* WHAT IS BEING ASKED *
Leave out the pictures and reproduce all of the data exactly.

########################################

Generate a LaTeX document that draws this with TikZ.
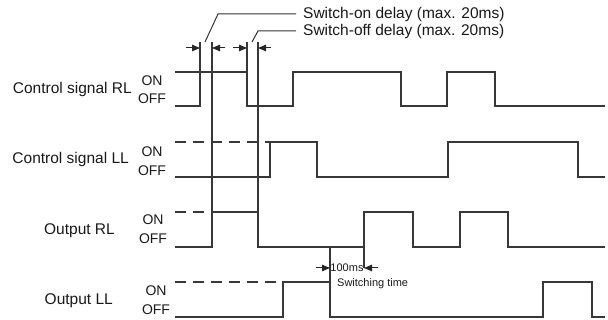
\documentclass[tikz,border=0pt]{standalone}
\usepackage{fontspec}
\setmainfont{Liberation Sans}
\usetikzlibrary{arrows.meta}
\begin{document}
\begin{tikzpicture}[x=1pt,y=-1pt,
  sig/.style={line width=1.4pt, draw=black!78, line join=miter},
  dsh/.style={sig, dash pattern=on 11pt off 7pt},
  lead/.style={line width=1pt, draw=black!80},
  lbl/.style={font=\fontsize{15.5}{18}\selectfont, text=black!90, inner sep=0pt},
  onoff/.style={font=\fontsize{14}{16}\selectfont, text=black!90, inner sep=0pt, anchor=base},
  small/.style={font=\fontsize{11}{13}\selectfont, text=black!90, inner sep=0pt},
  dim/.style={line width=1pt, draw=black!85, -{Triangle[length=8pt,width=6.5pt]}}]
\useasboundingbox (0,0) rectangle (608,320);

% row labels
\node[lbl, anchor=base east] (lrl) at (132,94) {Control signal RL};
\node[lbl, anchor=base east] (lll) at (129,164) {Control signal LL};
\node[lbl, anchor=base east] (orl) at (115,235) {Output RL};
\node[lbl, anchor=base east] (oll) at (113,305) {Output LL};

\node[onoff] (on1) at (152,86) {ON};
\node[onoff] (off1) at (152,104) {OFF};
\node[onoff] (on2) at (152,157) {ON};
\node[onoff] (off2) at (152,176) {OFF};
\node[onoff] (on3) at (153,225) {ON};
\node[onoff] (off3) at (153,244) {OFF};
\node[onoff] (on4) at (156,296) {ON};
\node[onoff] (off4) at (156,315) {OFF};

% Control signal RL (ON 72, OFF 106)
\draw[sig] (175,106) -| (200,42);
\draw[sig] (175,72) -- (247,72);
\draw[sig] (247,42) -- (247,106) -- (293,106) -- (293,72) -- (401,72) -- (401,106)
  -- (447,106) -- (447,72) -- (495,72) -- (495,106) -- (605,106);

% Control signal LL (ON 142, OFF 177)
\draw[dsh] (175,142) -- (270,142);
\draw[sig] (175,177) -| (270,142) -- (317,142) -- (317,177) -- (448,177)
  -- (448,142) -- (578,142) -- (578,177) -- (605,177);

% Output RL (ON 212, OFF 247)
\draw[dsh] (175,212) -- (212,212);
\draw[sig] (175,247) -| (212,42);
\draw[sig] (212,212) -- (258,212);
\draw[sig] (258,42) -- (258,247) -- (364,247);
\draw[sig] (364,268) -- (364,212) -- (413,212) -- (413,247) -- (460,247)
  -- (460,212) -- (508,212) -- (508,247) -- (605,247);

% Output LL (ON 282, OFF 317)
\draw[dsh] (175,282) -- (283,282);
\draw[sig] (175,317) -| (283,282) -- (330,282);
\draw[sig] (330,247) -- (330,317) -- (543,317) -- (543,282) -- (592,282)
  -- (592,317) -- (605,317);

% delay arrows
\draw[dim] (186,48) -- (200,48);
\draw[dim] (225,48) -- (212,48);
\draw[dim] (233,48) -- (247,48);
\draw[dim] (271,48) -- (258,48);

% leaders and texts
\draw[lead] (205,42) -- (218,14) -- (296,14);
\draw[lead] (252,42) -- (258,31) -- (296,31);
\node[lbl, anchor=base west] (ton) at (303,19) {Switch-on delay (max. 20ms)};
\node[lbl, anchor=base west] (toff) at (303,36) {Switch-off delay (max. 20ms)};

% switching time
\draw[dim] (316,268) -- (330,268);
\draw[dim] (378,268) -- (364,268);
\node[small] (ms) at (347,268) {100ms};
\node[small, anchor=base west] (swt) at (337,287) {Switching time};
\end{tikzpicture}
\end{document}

########################################

* OUTPUT OF THE TASK *
Generate a LaTeX document that draws this with TikZ.
\documentclass[tikz,border=0pt]{standalone}
\usepackage{fontspec}
\setmainfont{Liberation Sans}
\usetikzlibrary{arrows.meta}
\begin{document}
\begin{tikzpicture}[x=1pt,y=-1pt,
  sig/.style={line width=1.4pt, draw=black!78, line join=miter},
  dsh/.style={sig, dash pattern=on 11pt off 7pt},
  lead/.style={line width=1pt, draw=black!80},
  lbl/.style={font=\fontsize{15.5}{18}\selectfont, text=black!90, inner sep=0pt},
  onoff/.style={font=\fontsize{14}{16}\selectfont, text=black!90, inner sep=0pt, anchor=base},
  small/.style={font=\fontsize{11}{13}\selectfont, text=black!90, inner sep=0pt},
  dim/.style={line width=1pt, draw=black!85, -{Triangle[length=8pt,width=6.5pt]}}]
\useasboundingbox (0,0) rectangle (608,320);

% row labels
\node[lbl, anchor=base east] (lrl) at (132,94) {Control signal RL};
\node[lbl, anchor=base east] (lll) at (129,164) {Control signal LL};
\node[lbl, anchor=base east] (orl) at (115,235) {Output RL};
\node[lbl, anchor=base east] (oll) at (113,305) {Output LL};

\node[onoff] (on1) at (152,86) {ON};
\node[onoff] (off1) at (152,104) {OFF};
\node[onoff] (on2) at (152,157) {ON};
\node[onoff] (off2) at (152,176) {OFF};
\node[onoff] (on3) at (153,225) {ON};
\node[onoff] (off3) at (153,244) {OFF};
\node[onoff] (on4) at (156,296) {ON};
\node[onoff] (off4) at (156,315) {OFF};

% Control signal RL (ON 72, OFF 106)
\draw[sig] (175,106) -| (200,42);
\draw[sig] (175,72) -- (247,72);
\draw[sig] (247,42) -- (247,106) -- (293,106) -- (293,72) -- (401,72) -- (401,106)
  -- (447,106) -- (447,72) -- (495,72) -- (495,106) -- (605,106);

% Control signal LL (ON 142, OFF 177)
\draw[dsh] (175,142) -- (270,142);
\draw[sig] (175,177) -| (270,142) -- (317,142) -- (317,177) -- (448,177)
  -- (448,142) -- (578,142) -- (578,177) -- (605,177);

% Output RL (ON 212, OFF 247)
\draw[dsh] (175,212) -- (212,212);
\draw[sig] (175,247) -| (212,42);
\draw[sig] (212,212) -- (258,212);
\draw[sig] (258,42) -- (258,247) -- (364,247);
\draw[sig] (364,268) -- (364,212) -- (413,212) -- (413,247) -- (460,247)
  -- (460,212) -- (508,212) -- (508,247) -- (605,247);

% Output LL (ON 282, OFF 317)
\draw[dsh] (175,282) -- (283,282);
\draw[sig] (175,317) -| (283,282) -- (330,282);
\draw[sig] (330,247) -- (330,317) -- (543,317) -- (543,282) -- (592,282)
  -- (592,317) -- (605,317);

% delay arrows
\draw[dim] (186,48) -- (200,48);
\draw[dim] (225,48) -- (212,48);
\draw[dim] (233,48) -- (247,48);
\draw[dim] (271,48) -- (258,48);

% leaders and texts
\draw[lead] (205,42) -- (218,14) -- (296,14);
\draw[lead] (252,42) -- (258,31) -- (296,31);
\node[lbl, anchor=base west] (ton) at (303,19) {Switch-on delay (max. 20ms)};
\node[lbl, anchor=base west] (toff) at (303,36) {Switch-off delay (max. 20ms)};

% switching time
\draw[dim] (316,268) -- (330,268);
\draw[dim] (378,268) -- (364,268);
\node[small] (ms) at (347,268) {100ms};
\node[small, anchor=base west] (swt) at (337,287) {Switching time};
\end{tikzpicture}
\end{document}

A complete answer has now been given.